Et vivement un volume 4 !

3 commentaires

  1. Cher Elsental,

    C’est si rare d’avoir un aperçu de ce qu’un zine provoque. On créé ces petits fragments issus de nos vies intimes, ils sont distribués de façon mystérieuse et aboutissent souvent en des endroits inattendus, passant de main en main amie dans leur périple. Il arrive, par chance, que l’on rencontre l’auteur ou l’autrice d’un zine qu’on a aimé, en quelque salon de zines, café ou cuisine d’ami.es. Alors, un peu gêné, on raconte à quel point son livre nous a ému.
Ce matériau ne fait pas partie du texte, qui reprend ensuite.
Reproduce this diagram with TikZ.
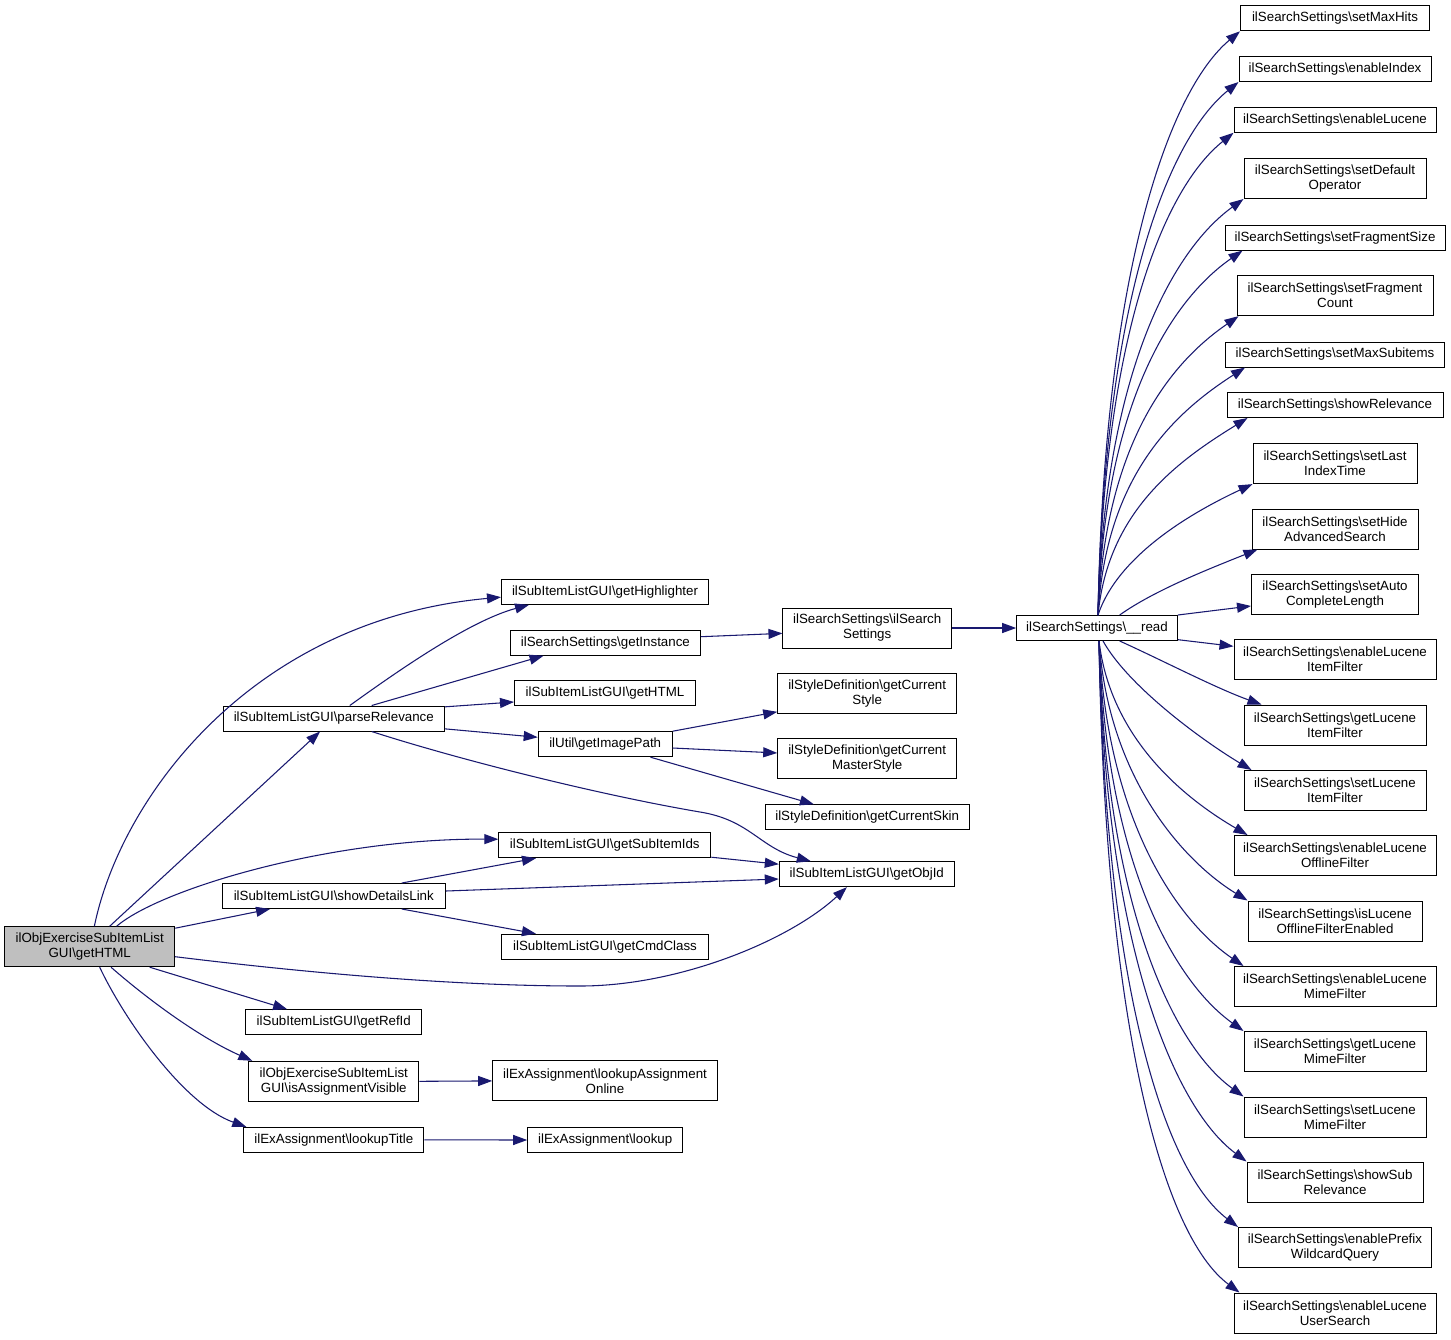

Peut-être, avec un peu de courage, ou si on a la chance d’avoir une bonne mémoire, on parle d’un passage qui nous a touché. Pour moi en tout cas, les rares fois ou j’ai eu cette chance, ce remerciement, cet hommage, a été assez bref, mais toujours avec le désir de réussir à exprimer à quel point tel zine a été important.

    Tout ça pour dire que je trouve que tu nommes vraiment bien les choses ; je trouve que l’echo de ta lecture rend avec justesse ce que tu as vécu (et ça me permet à mon tour de mettre des mots sur mon expérience). Enfin, le fait que cet écho puisse se rendre aux auteurs et autrices est vraiment précieux!! Alors oui, vivement le volume 4 (peut-être même pourras-tu t’y joindre 😉 ?)

    Merci pour ce bel hommage, bonne suite!

    ZARZAR,
    Bic, Québec

    • Merci beaucoup pour ce beau commentaire. Je suis ému d’avoir pu réussir à donner des mots à ta propre expérience.
      Pour un volume 4, je suis évidemment ouvert à toutes les propositions !

  2. Merci de cette critique! C’est élaboré et très apprécié d’avoir un retour si croustillant. Je ne savais pas à quel point ça pouvait être aussi bien reçu. Je suis content d’avoir pensé te le proposer! Je t’écris bien vite pour une collaboration du prochain volume.